* DATA SECTION:

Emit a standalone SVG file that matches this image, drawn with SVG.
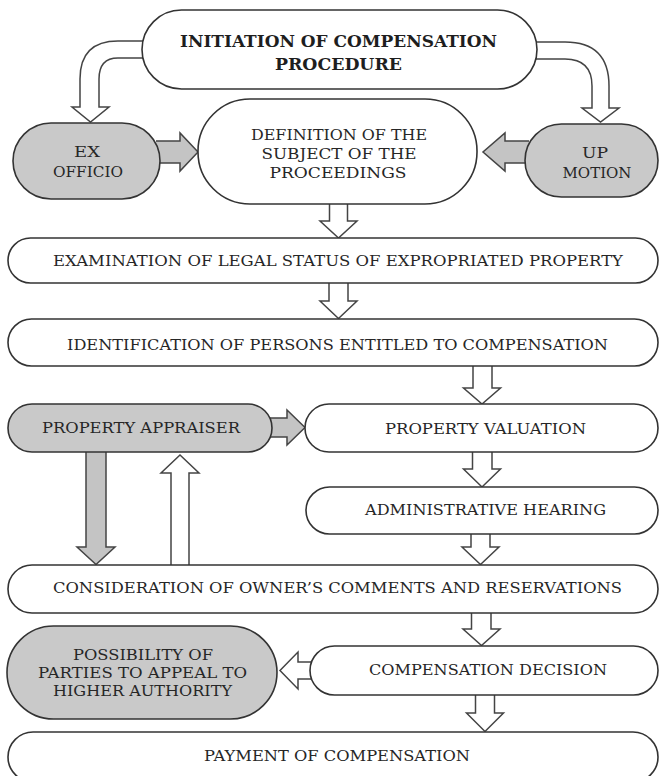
<svg xmlns="http://www.w3.org/2000/svg" width="659" height="776" viewBox="0 0 659 776">
<style>
.box{fill:#fff;stroke:#333;stroke-width:1.6}
.gbox{fill:#c9c9c9;stroke:#333;stroke-width:1.6}
.arw{fill:#fff;stroke:#444;stroke-width:1.5;stroke-linejoin:miter}
.garw{fill:#c4c4c4;stroke:#444;stroke-width:1.5;stroke-linejoin:miter}
text{font-family:"DejaVu Serif","Liberation Serif",serif;font-size:15px;fill:#262626;text-anchor:middle}
.b{font-weight:bold;font-size:16px;fill:#1e1e1e}
</style>
<rect width="659" height="776" fill="#fff"/>
<g id="connectors">
<path class="arw" d="M146,41 L118,41 Q80,41 80,79 L80,107 L72,107 L90.5,122 L109,107 L99,107 L99,79 Q99,58 118,58 L146,58"/>
<path class="arw" d="M533,42 L565,42 Q609,42 609,86 L609,108 L619,108 L600.5,122 L582,108 L592,108 L592,86 Q592,59 565,59 L533,59"/>
<path class="garw" d="M156,141 L180,141 L180,133 L198,152 L180,171 L180,163 L156,163"/>
<path class="garw" d="M529,141 L505,141 L505,133 L483,152 L505,171 L505,163 L529,163"/>
<path class="arw" d="M329.5,201 L329.5,221 L320,221 L338.5,238 L357,221 L347.5,221 L347.5,201"/>
<path class="arw" d="M329,280 L329,301 L320,301 L338.5,318.5 L357,301 L348,301 L348,280"/>
<path class="arw" d="M473,363 L473,388 L463.5,388 L482,404 L500.5,388 L492,388 L492,363"/>
<path class="arw" d="M472.5,449 L472.5,469 L463.5,469 L482,487 L500.5,469 L492,469 L492,449"/>
<path class="arw" d="M471,531 L471,547 L462,547 L480.5,564.5 L499,547 L490,547 L490,531"/>
<path class="arw" d="M471.5,610 L471.5,629 L463,629 L481.5,645.5 L500,629 L491,629 L491,610"/>
<path class="arw" d="M475.5,692 L475.5,713 L466.5,713 L485,731.5 L503.5,713 L494.5,713 L494.5,692"/>
<path class="garw" d="M269,418 L287,418 L287,410 L305,427.5 L287,445 L287,437 L269,437"/>
<path class="garw" d="M86,449 L86,547 L77,547 L96,564.5 L115,547 L106,547 L106,449"/>
<path class="arw" d="M171,568 L171,473 L161,473 L180,455 L199,473 L189,473 L189,568"/>
<path class="arw" d="M313,662 L298,662 L298,652 L280,670.5 L298,689 L298,679 L313,679"/>
</g>
<g id="n-initiation"><rect class="box" x="142" y="10" width="395" height="79" rx="39.5"/>
<text class="b" x="338.5" y="47" textLength="317" lengthAdjust="spacingAndGlyphs">INITIATION OF COMPENSATION</text>
<text class="b" x="338.5" y="70" textLength="127" lengthAdjust="spacingAndGlyphs">PROCEDURE</text></g>
<g id="n-exofficio"><rect class="gbox" x="13" y="123" width="147" height="76" rx="38"/>
<text x="87" y="157" textLength="26" lengthAdjust="spacingAndGlyphs">EX</text>
<text x="88" y="177" textLength="70" lengthAdjust="spacingAndGlyphs">OFFICIO</text></g>
<g id="n-definition"><rect class="box" x="198" y="99" width="279" height="105" rx="52"/>
<text x="339" y="140" textLength="176" lengthAdjust="spacingAndGlyphs">DEFINITION OF THE</text>
<text x="339" y="159" textLength="155" lengthAdjust="spacingAndGlyphs">SUBJECT OF THE</text>
<text x="338" y="178" textLength="137" lengthAdjust="spacingAndGlyphs">PROCEEDINGS</text></g>
<g id="n-upmotion"><rect class="gbox" x="525" y="124" width="133" height="73" rx="36.5"/>
<text x="595" y="158" textLength="26" lengthAdjust="spacingAndGlyphs">UP</text>
<text x="597" y="178">MOTION</text></g>
<g id="n-examination"><rect class="box" x="8" y="238" width="650" height="45" rx="22.5"/>
<text x="338" y="266" textLength="570" lengthAdjust="spacingAndGlyphs">EXAMINATION OF LEGAL STATUS OF EXPROPRIATED PROPERTY</text></g>
<g id="n-identification"><rect class="box" x="8" y="319" width="650" height="47" rx="23.5"/>
<text x="337.5" y="350" textLength="541" lengthAdjust="spacingAndGlyphs">IDENTIFICATION OF PERSONS ENTITLED TO COMPENSATION</text></g>
<g id="n-appraiser"><rect class="gbox" x="8" y="404" width="264" height="48" rx="24"/>
<text x="141" y="433" textLength="198" lengthAdjust="spacingAndGlyphs">PROPERTY APPRAISER</text></g>
<g id="n-valuation"><rect class="box" x="305" y="404" width="353" height="48" rx="24"/>
<text x="485.5" y="434" textLength="201" lengthAdjust="spacingAndGlyphs">PROPERTY VALUATION</text></g>
<g id="n-hearing"><rect class="box" x="306" y="487" width="352" height="47" rx="23.5"/>
<text x="485.5" y="515" textLength="241" lengthAdjust="spacingAndGlyphs">ADMINISTRATIVE HEARING</text></g>
<g id="n-consideration"><rect class="box" x="8" y="565" width="650" height="48" rx="24"/>
<text x="337.5" y="593" textLength="569" lengthAdjust="spacingAndGlyphs">CONSIDERATION OF OWNER’S COMMENTS AND RESERVATIONS</text></g>
<g id="n-appeal"><rect class="gbox" x="7" y="626" width="270" height="93" rx="46.5"/>
<text x="143" y="660" textLength="140" lengthAdjust="spacingAndGlyphs">POSSIBILITY OF</text>
<text x="142.5" y="678" textLength="209" lengthAdjust="spacingAndGlyphs">PARTIES TO APPEAL TO</text>
<text x="142.5" y="696" textLength="179" lengthAdjust="spacingAndGlyphs">HIGHER AUTHORITY</text></g>
<g id="n-decision"><rect class="box" x="310" y="646" width="348" height="49" rx="24.5"/>
<text x="488" y="675" textLength="238" lengthAdjust="spacingAndGlyphs">COMPENSATION DECISION</text></g>
<g id="n-payment"><rect class="box" x="8" y="732" width="650" height="50" rx="25"/>
<text x="337" y="761" textLength="266" lengthAdjust="spacingAndGlyphs">PAYMENT OF COMPENSATION</text></g>
</svg>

* PROBLEM TO SOLVE:
Repeat the material above verbatim. Leave the pictures behind.

* TASK RESULT:
Emit a standalone SVG file that matches this image, drawn with SVG.
<svg xmlns="http://www.w3.org/2000/svg" width="659" height="776" viewBox="0 0 659 776">
<style>
.box{fill:#fff;stroke:#333;stroke-width:1.6}
.gbox{fill:#c9c9c9;stroke:#333;stroke-width:1.6}
.arw{fill:#fff;stroke:#444;stroke-width:1.5;stroke-linejoin:miter}
.garw{fill:#c4c4c4;stroke:#444;stroke-width:1.5;stroke-linejoin:miter}
text{font-family:"DejaVu Serif","Liberation Serif",serif;font-size:15px;fill:#262626;text-anchor:middle}
.b{font-weight:bold;font-size:16px;fill:#1e1e1e}
</style>
<rect width="659" height="776" fill="#fff"/>
<g id="connectors">
<path class="arw" d="M146,41 L118,41 Q80,41 80,79 L80,107 L72,107 L90.5,122 L109,107 L99,107 L99,79 Q99,58 118,58 L146,58"/>
<path class="arw" d="M533,42 L565,42 Q609,42 609,86 L609,108 L619,108 L600.5,122 L582,108 L592,108 L592,86 Q592,59 565,59 L533,59"/>
<path class="garw" d="M156,141 L180,141 L180,133 L198,152 L180,171 L180,163 L156,163"/>
<path class="garw" d="M529,141 L505,141 L505,133 L483,152 L505,171 L505,163 L529,163"/>
<path class="arw" d="M329.5,201 L329.5,221 L320,221 L338.5,238 L357,221 L347.5,221 L347.5,201"/>
<path class="arw" d="M329,280 L329,301 L320,301 L338.5,318.5 L357,301 L348,301 L348,280"/>
<path class="arw" d="M473,363 L473,388 L463.5,388 L482,404 L500.5,388 L492,388 L492,363"/>
<path class="arw" d="M472.5,449 L472.5,469 L463.5,469 L482,487 L500.5,469 L492,469 L492,449"/>
<path class="arw" d="M471,531 L471,547 L462,547 L480.5,564.5 L499,547 L490,547 L490,531"/>
<path class="arw" d="M471.5,610 L471.5,629 L463,629 L481.5,645.5 L500,629 L491,629 L491,610"/>
<path class="arw" d="M475.5,692 L475.5,713 L466.5,713 L485,731.5 L503.5,713 L494.5,713 L494.5,692"/>
<path class="garw" d="M269,418 L287,418 L287,410 L305,427.5 L287,445 L287,437 L269,437"/>
<path class="garw" d="M86,449 L86,547 L77,547 L96,564.5 L115,547 L106,547 L106,449"/>
<path class="arw" d="M171,568 L171,473 L161,473 L180,455 L199,473 L189,473 L189,568"/>
<path class="arw" d="M313,662 L298,662 L298,652 L280,670.5 L298,689 L298,679 L313,679"/>
</g>
<g id="n-initiation"><rect class="box" x="142" y="10" width="395" height="79" rx="39.5"/>
<text class="b" x="338.5" y="47" textLength="317" lengthAdjust="spacingAndGlyphs">INITIATION OF COMPENSATION</text>
<text class="b" x="338.5" y="70" textLength="127" lengthAdjust="spacingAndGlyphs">PROCEDURE</text></g>
<g id="n-exofficio"><rect class="gbox" x="13" y="123" width="147" height="76" rx="38"/>
<text x="87" y="157" textLength="26" lengthAdjust="spacingAndGlyphs">EX</text>
<text x="88" y="177" textLength="70" lengthAdjust="spacingAndGlyphs">OFFICIO</text></g>
<g id="n-definition"><rect class="box" x="198" y="99" width="279" height="105" rx="52"/>
<text x="339" y="140" textLength="176" lengthAdjust="spacingAndGlyphs">DEFINITION OF THE</text>
<text x="339" y="159" textLength="155" lengthAdjust="spacingAndGlyphs">SUBJECT OF THE</text>
<text x="338" y="178" textLength="137" lengthAdjust="spacingAndGlyphs">PROCEEDINGS</text></g>
<g id="n-upmotion"><rect class="gbox" x="525" y="124" width="133" height="73" rx="36.5"/>
<text x="595" y="158" textLength="26" lengthAdjust="spacingAndGlyphs">UP</text>
<text x="597" y="178">MOTION</text></g>
<g id="n-examination"><rect class="box" x="8" y="238" width="650" height="45" rx="22.5"/>
<text x="338" y="266" textLength="570" lengthAdjust="spacingAndGlyphs">EXAMINATION OF LEGAL STATUS OF EXPROPRIATED PROPERTY</text></g>
<g id="n-identification"><rect class="box" x="8" y="319" width="650" height="47" rx="23.5"/>
<text x="337.5" y="350" textLength="541" lengthAdjust="spacingAndGlyphs">IDENTIFICATION OF PERSONS ENTITLED TO COMPENSATION</text></g>
<g id="n-appraiser"><rect class="gbox" x="8" y="404" width="264" height="48" rx="24"/>
<text x="141" y="433" textLength="198" lengthAdjust="spacingAndGlyphs">PROPERTY APPRAISER</text></g>
<g id="n-valuation"><rect class="box" x="305" y="404" width="353" height="48" rx="24"/>
<text x="485.5" y="434" textLength="201" lengthAdjust="spacingAndGlyphs">PROPERTY VALUATION</text></g>
<g id="n-hearing"><rect class="box" x="306" y="487" width="352" height="47" rx="23.5"/>
<text x="485.5" y="515" textLength="241" lengthAdjust="spacingAndGlyphs">ADMINISTRATIVE HEARING</text></g>
<g id="n-consideration"><rect class="box" x="8" y="565" width="650" height="48" rx="24"/>
<text x="337.5" y="593" textLength="569" lengthAdjust="spacingAndGlyphs">CONSIDERATION OF OWNER’S COMMENTS AND RESERVATIONS</text></g>
<g id="n-appeal"><rect class="gbox" x="7" y="626" width="270" height="93" rx="46.5"/>
<text x="143" y="660" textLength="140" lengthAdjust="spacingAndGlyphs">POSSIBILITY OF</text>
<text x="142.5" y="678" textLength="209" lengthAdjust="spacingAndGlyphs">PARTIES TO APPEAL TO</text>
<text x="142.5" y="696" textLength="179" lengthAdjust="spacingAndGlyphs">HIGHER AUTHORITY</text></g>
<g id="n-decision"><rect class="box" x="310" y="646" width="348" height="49" rx="24.5"/>
<text x="488" y="675" textLength="238" lengthAdjust="spacingAndGlyphs">COMPENSATION DECISION</text></g>
<g id="n-payment"><rect class="box" x="8" y="732" width="650" height="50" rx="25"/>
<text x="337" y="761" textLength="266" lengthAdjust="spacingAndGlyphs">PAYMENT OF COMPENSATION</text></g>
</svg>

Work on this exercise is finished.